* _DATASET SECTION_:
[START]
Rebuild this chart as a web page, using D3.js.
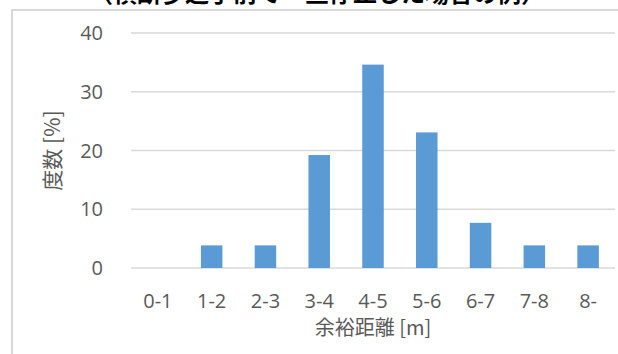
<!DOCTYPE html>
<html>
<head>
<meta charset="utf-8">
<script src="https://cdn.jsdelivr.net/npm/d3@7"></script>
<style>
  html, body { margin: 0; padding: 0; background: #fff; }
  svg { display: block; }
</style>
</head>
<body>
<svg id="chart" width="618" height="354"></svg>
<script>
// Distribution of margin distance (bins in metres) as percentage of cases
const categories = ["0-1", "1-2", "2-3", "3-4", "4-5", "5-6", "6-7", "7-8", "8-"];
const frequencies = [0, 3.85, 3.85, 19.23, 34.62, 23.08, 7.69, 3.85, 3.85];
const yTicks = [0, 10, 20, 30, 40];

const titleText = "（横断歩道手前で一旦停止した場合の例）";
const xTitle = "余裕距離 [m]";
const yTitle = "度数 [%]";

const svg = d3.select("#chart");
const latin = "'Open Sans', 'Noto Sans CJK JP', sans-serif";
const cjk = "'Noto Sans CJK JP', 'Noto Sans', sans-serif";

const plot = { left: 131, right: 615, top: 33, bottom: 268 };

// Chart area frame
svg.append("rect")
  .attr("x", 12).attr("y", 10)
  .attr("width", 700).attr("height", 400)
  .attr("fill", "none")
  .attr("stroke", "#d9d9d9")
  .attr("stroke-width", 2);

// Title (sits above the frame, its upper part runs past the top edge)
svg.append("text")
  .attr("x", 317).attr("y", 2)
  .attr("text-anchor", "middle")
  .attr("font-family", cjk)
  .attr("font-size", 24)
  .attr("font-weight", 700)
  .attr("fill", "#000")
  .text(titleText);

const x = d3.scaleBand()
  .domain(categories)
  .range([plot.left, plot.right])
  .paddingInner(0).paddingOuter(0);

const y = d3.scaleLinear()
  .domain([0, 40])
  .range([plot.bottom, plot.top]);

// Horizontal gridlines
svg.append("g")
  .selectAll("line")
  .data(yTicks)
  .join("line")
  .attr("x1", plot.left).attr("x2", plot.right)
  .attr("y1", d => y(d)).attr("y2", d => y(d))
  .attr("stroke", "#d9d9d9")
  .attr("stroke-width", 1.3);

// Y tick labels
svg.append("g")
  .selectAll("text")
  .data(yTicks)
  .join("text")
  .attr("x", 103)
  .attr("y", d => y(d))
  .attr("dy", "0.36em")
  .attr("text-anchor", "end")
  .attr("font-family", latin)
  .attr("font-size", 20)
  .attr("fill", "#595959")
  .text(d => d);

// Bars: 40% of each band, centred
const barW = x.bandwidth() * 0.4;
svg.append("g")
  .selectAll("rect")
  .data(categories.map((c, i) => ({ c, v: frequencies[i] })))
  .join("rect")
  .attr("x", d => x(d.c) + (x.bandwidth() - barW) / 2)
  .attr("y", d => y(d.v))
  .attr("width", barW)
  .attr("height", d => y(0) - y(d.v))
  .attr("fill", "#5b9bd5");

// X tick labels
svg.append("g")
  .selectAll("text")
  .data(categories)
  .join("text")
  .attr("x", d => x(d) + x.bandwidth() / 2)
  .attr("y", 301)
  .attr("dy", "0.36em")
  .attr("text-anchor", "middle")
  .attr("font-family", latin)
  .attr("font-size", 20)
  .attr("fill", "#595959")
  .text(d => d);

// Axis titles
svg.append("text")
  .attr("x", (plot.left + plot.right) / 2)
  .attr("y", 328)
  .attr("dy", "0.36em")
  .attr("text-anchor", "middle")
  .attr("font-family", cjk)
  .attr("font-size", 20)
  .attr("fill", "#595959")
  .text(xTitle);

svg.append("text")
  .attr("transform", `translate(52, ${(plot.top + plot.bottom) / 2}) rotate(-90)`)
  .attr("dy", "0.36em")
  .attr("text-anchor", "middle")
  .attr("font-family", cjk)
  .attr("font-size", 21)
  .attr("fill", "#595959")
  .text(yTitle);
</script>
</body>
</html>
[END]
* _EXERCISE INSTRUCTIONS_: Pictures are to be left out; repeat all the remaining data exactly.

* _REPLY TO THE EXERCISE_:
Rebuild this chart as a web page, using D3.js.
<!DOCTYPE html>
<html>
<head>
<meta charset="utf-8">
<script src="https://cdn.jsdelivr.net/npm/d3@7"></script>
<style>
  html, body { margin: 0; padding: 0; background: #fff; }
  svg { display: block; }
</style>
</head>
<body>
<svg id="chart" width="618" height="354"></svg>
<script>
// Distribution of margin distance (bins in metres) as percentage of cases
const categories = ["0-1", "1-2", "2-3", "3-4", "4-5", "5-6", "6-7", "7-8", "8-"];
const frequencies = [0, 3.85, 3.85, 19.23, 34.62, 23.08, 7.69, 3.85, 3.85];
const yTicks = [0, 10, 20, 30, 40];

const titleText = "（横断歩道手前で一旦停止した場合の例）";
const xTitle = "余裕距離 [m]";
const yTitle = "度数 [%]";

const svg = d3.select("#chart");
const latin = "'Open Sans', 'Noto Sans CJK JP', sans-serif";
const cjk = "'Noto Sans CJK JP', 'Noto Sans', sans-serif";

const plot = { left: 131, right: 615, top: 33, bottom: 268 };

// Chart area frame
svg.append("rect")
  .attr("x", 12).attr("y", 10)
  .attr("width", 700).attr("height", 400)
  .attr("fill", "none")
  .attr("stroke", "#d9d9d9")
  .attr("stroke-width", 2);

// Title (sits above the frame, its upper part runs past the top edge)
svg.append("text")
  .attr("x", 317).attr("y", 2)
  .attr("text-anchor", "middle")
  .attr("font-family", cjk)
  .attr("font-size", 24)
  .attr("font-weight", 700)
  .attr("fill", "#000")
  .text(titleText);

const x = d3.scaleBand()
  .domain(categories)
  .range([plot.left, plot.right])
  .paddingInner(0).paddingOuter(0);

const y = d3.scaleLinear()
  .domain([0, 40])
  .range([plot.bottom, plot.top]);

// Horizontal gridlines
svg.append("g")
  .selectAll("line")
  .data(yTicks)
  .join("line")
  .attr("x1", plot.left).attr("x2", plot.right)
  .attr("y1", d => y(d)).attr("y2", d => y(d))
  .attr("stroke", "#d9d9d9")
  .attr("stroke-width", 1.3);

// Y tick labels
svg.append("g")
  .selectAll("text")
  .data(yTicks)
  .join("text")
  .attr("x", 103)
  .attr("y", d => y(d))
  .attr("dy", "0.36em")
  .attr("text-anchor", "end")
  .attr("font-family", latin)
  .attr("font-size", 20)
  .attr("fill", "#595959")
  .text(d => d);

// Bars: 40% of each band, centred
const barW = x.bandwidth() * 0.4;
svg.append("g")
  .selectAll("rect")
  .data(categories.map((c, i) => ({ c, v: frequencies[i] })))
  .join("rect")
  .attr("x", d => x(d.c) + (x.bandwidth() - barW) / 2)
  .attr("y", d => y(d.v))
  .attr("width", barW)
  .attr("height", d => y(0) - y(d.v))
  .attr("fill", "#5b9bd5");

// X tick labels
svg.append("g")
  .selectAll("text")
  .data(categories)
  .join("text")
  .attr("x", d => x(d) + x.bandwidth() / 2)
  .attr("y", 301)
  .attr("dy", "0.36em")
  .attr("text-anchor", "middle")
  .attr("font-family", latin)
  .attr("font-size", 20)
  .attr("fill", "#595959")
  .text(d => d);

// Axis titles
svg.append("text")
  .attr("x", (plot.left + plot.right) / 2)
  .attr("y", 328)
  .attr("dy", "0.36em")
  .attr("text-anchor", "middle")
  .attr("font-family", cjk)
  .attr("font-size", 20)
  .attr("fill", "#595959")
  .text(xTitle);

svg.append("text")
  .attr("transform", `translate(52, ${(plot.top + plot.bottom) / 2}) rotate(-90)`)
  .attr("dy", "0.36em")
  .attr("text-anchor", "middle")
  .attr("font-family", cjk)
  .attr("font-size", 21)
  .attr("fill", "#595959")
  .text(yTitle);
</script>
</body>
</html>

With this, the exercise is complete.